Era uma casa caiada de branco e grossas paredes de pedra, com entrada rasteira ao nível da rua.
Num nível inferior e com entradas distintas, havia dois anexos, um com o lagar e o outro com a adega; a um dos lados, uma palheira para o macho, um cortelho para a criação de porcos e um galinheiro.
Logo à entrada, no soalho de madeira de pinho, havia uma cantareira decorada com folhas de jornal, onde estavam colocados, entre outros, os pratos, as malgas e os cântaros de barro com a água que se ia buscar ao chafariz público; os quartos eram muito pequenos, onde mal cabia a cama de ferro com colchão de palha; na cozinha havia um lanço de escadas para o sobrado que se estendia por toda a casa; a sala estava mobilada com móveis de madeira, uma cómoda, uma mesa e o guarda louças.
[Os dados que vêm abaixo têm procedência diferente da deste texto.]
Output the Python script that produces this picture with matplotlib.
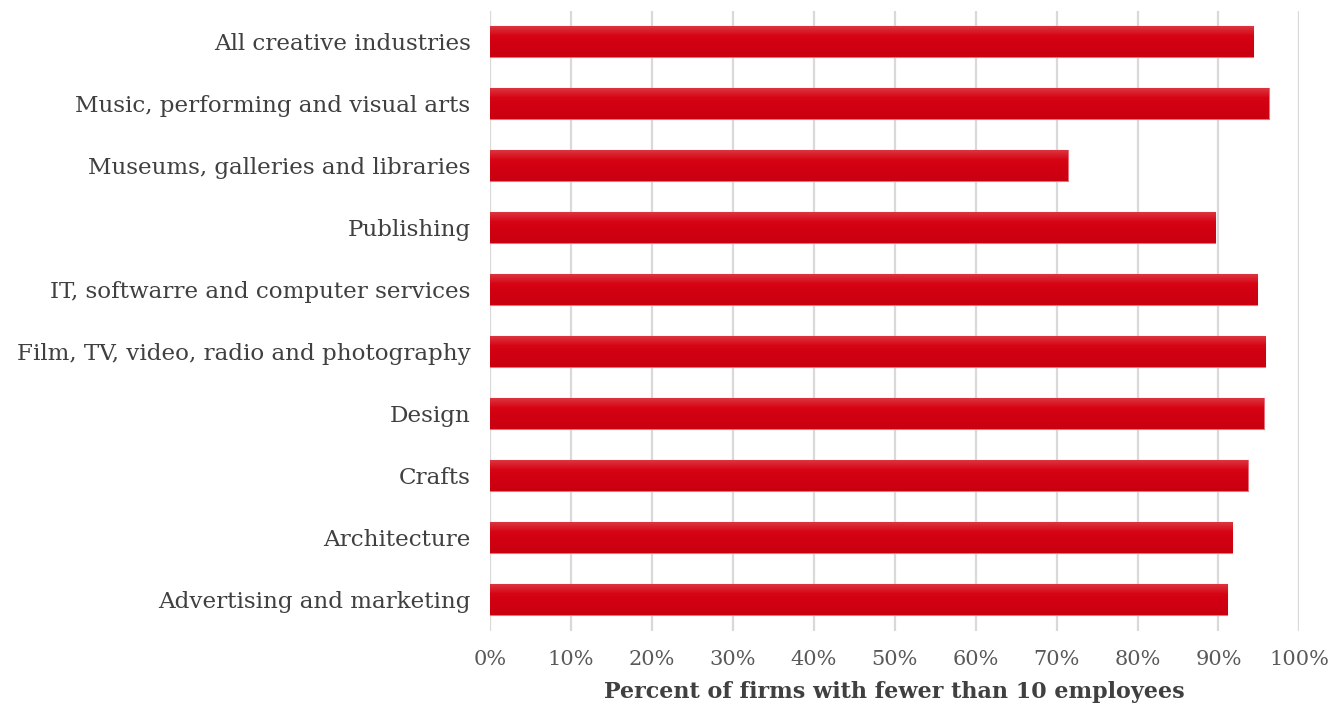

A cozinha e a lareira eram o coração e a verdadeira alma da casa. Era na lareira em chão de pedra, sem chaminé, que se cozinhavam as refeições nas panelas de ferro fundido com três pernas, conferindo um sabor único e singular à comida.
Antes de ser utilizadas pela primeira vez, as panelas eram temperadas (“feitas”) para garantir uma vida útil e um bom desempenho na cozinha.
Depois de “feitas” mantinham-se junto ao lume com água ou com os ingredientes para as refeições, por norma, o caldo, batatas com legumes da horta, feijão grande ou pequeno com couves ou sem elas.
No inverno comia-se junto à lareira; O dia começava com o almoço (primeira refeição da manhã), seguia-se o jantar (o que é hoje o almoço) por volta do meio-dia, e terminava com a ceia (o actual jantar).
Junto ao lume, para além das panelas de ferro estavam sempre as “tanazes”, a vassoura de giesta e o abano. Este para avivar as brasas e a vassoura de giesta para varrer as cinzas acumuladas na pilheira e no chão da lareira.
Encostada à lareira e imediatamente atrás, situava-se a pilheira, coberta com uma grande pedra de granito, negra do fumo, negra como o carvão. As achas incandescentes crepitavam, lançando faúlhas cintilantes para o ar; o fumo e as funiscas circulavam livremente pela cozinha; o fumo esfumava-se pelo telhado e as funiscas pousavam no chão ou nas pessoas, como se fossem flocos de neve; as paredes ficavam negras em pouco tempo, à espera de serem novamente caiadas na Páscoa.
Acima da chama pendiam do telhado as cadeias que sustentavam, também, as panelas de ferro e as caldeiras, suspensas sobre o lume. Nas caldeiras eram cozinhadas as viandas para os porcos que iam engordando até à matança.
Depois de morto, o porco era desmanchado. Os enchidos (chouriças, morcelas, mouros e farinheiras) enfiavam-se nas varas do fumeiro, para secar ao calor do lume e ao fumo; os presuntos e a carne sobrantes iam para a salgadeira.
Era para a pilheira que deitávamos os dentes de leite, à medida que iam caindo, na esperança que a pilheira nos retribuísse um dente são em troca do dente podre. O lançamento do dente para a pilheira devia ser acompanhado da seguinte ladainha: “Pilheirinha, pilheirão, toma lá este dente podre e dá-me um dente são”. A cozinha era a mais pequena divisão da casa, a única aquecida nos dias frios de inverno.
A lareira da minha avó, a quem o meu avô tratava por patroa, era mais do que uma fonte de calor; foi a guardiã de costumes, tradições, história, memórias do mundo rural, e de calor humano.
A tradição de se reunir à volta da lareira para disfrutar da companhia uns dos outros, família e amigos, repetia-se de geração em geração; por lá passaram várias gerações.
O calor do lume, a chama e a luz mortiças da candeia, que se mantinha acesa, enquanto ardia o azeite ou petróleo na ponta da torcida (pavio), criavam, na penumbra, um ambiente de conforto e afectos. As crianças, sentadas no seu banquinho, tinham um cantinho reservado só para elas. Tive o privilégio de ser uma dessas crianças, na casa dos meus avós.